Every year the little man asks me for a cake “with fruit on top.” One year I did a white cake with whipped cream and slices of kiwi and pomegranate seeds on top which was both lovely and tasty but he didn’t care for it. Turns out he doesn’t like whipped cream (little freak!) Last year I did a pineapple upside down cake – again lovely and tasty but he didn’t even try it! This year I decided to give him what he didn’t know he wanted: a pumpkin “donut” cake with cream cheese frosting. It was a big hit with everyone, and he was over the moon with his presents.

If I thought that this week was going to be calmer, I should have known better.

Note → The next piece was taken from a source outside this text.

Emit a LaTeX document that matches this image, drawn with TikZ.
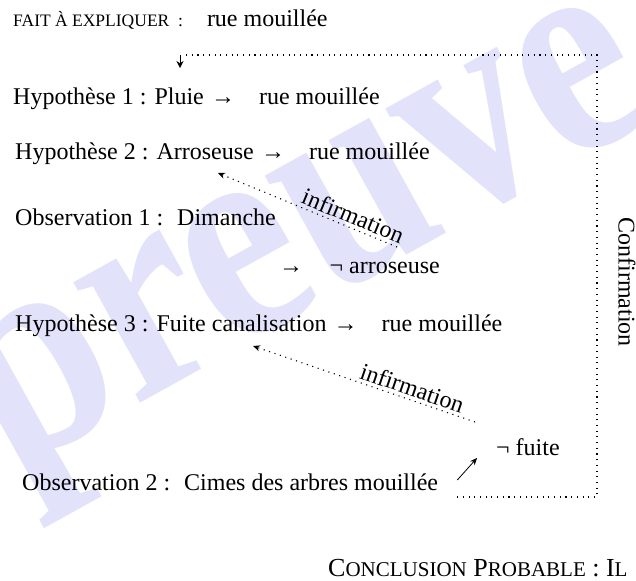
\documentclass[tikz,border=0pt]{standalone}
\usepackage{fontspec}
\setmainfont{Liberation Serif}
\usetikzlibrary{arrows.meta}

\definecolor{filigrane}{RGB}{226,226,250}
\newcommand{\petitcap}[1]{{\fontsize{17.5}{20}\selectfont #1}}
\newcommand{\impl}{\hspace{0.3em}→\hspace{1em}}

\begin{document}
\begin{tikzpicture}[x=1pt, y=-1pt,
    every node/.style={inner sep=0pt, font=\fontsize{24}{28}\selectfont},
    ligne/.style={anchor=base west},
    pointille/.style={line width=1.1pt, dash pattern=on 1.1pt off 4.6pt},
    infirm/.style={pointille, -{Stealth[length=7pt, width=6pt]}}]
    \useasboundingbox (0,0) rectangle (636,580);

    % Filigrane
    \node[anchor=base west, rotate=29, text=filigrane,
          font=\fontsize{300}{300}\selectfont\bfseries] (filigrane) at (10,475)
        {\scalebox{0.85}[1]{preuve}};

    % Fait et hypotheses
    \node[ligne] (fait) at (13,27) {\petitcap{FAIT À EXPLIQUER \ :}\quad rue mouillée};
    \node[ligne] (hyp1) at (13,105) {Hypothèse 1 : Pluie\impl rue mouillée};
    \node[ligne] (hyp2) at (15,160) {Hypothèse 2 : Arroseuse\impl rue mouillée};
    \node[ligne] (obs1) at (15,225) {Observation 1 : \ Dimanche};
    \node[ligne] (arro) at (279,273) {→\hspace{1.1em}¬ arroseuse};
    \node[ligne] (hyp3) at (15,331) {Hypothèse 3 : Fuite canalisation\impl rue mouillée};
    \node[ligne] (fuite) at (496,455) {¬ fuite};
    \node[ligne] (obs2) at (22,490) {Observation 2 : \ Cimes des arbres mouillée};
    \node[anchor=base west, font=\fontsize{26}{30}\selectfont] (concl) at (328,576)
        {C{\fontsize{21}{24}\selectfont ONCLUSION} P{\fontsize{21}{24}\selectfont ROBABLE} : I{\fontsize{21}{24}\selectfont L}};

    % Boucle de confirmation
    \coordinate (hautg) at (186,55);
    \coordinate (hautd) at (597,55);
    \coordinate (basd) at (597,497);
    \coordinate (basg) at (453,497);
    \draw[pointille] (hautg) -- (hautd) -- (basd) -- (basg);
    \draw[-{Stealth[length=7pt, width=7pt]}, line width=0.8pt] (180,55) -- (180,68);
    \node[rotate=-90] (conf) at (627,282) {Confirmation};

    % Infirmations
    \coordinate (i1a) at (397,247);
    \coordinate (i1b) at (218,173);
    \draw[infirm] (i1a) -- node[sloped, above=3pt, pos=0.27] {infirmation} (i1b);
    \coordinate (i2a) at (475,422);
    \coordinate (i2b) at (253,346);
    \draw[infirm] (i2a) -- node[sloped, above=3pt, pos=0.3] {infirmation} (i2b);

    % Observation 2 vers non fuite
    \draw[-{Stealth[length=7pt, width=6pt]}, line width=0.8pt]
        ([shift={(19,-10)}]obs2.base east) -- ([shift={(-19,3)}]fuite.base west);
\end{tikzpicture}
\end{document}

It isn’t enough that in addition to Halloween this month, the school scheduled Victorian dress-up day last week – next week my daughter is doing Tudor dress-up day. I really should have seen this one coming. She has decided to be a boy rather than a girl, which I am totally in favor of because I have many of the basics already: she can wear a long sleeved white shirt with her baggy black soccer shorts (which I’ll gather with elastic bands at the bottom to make them puffy), and she can wear her long white soccer socks for tights. But it all comes down to the vest and the hat again. The cop-out in me who is tired of designing costumes is sort of thinking she can wear the vest I made last week and I’ll stick a long feather in the corduroy “Victorian” hat. But the overachiever in me found a pattern for an authentic Tudor style hat and I happen to have some green velvet in my fabric stash from which I could probably make both a hat AND a drapey vest / robe. I still don’t have a feather, but who would care if she were wearing velvet?

Tuck a pillow in her shirt and add a turkey leg as a prop and she could be Henry VIII for Halloween :)

It’s hot and dusty and miserable here at the moment and I have no water yet again so what else have I got to do but spend all my time making a hat, right?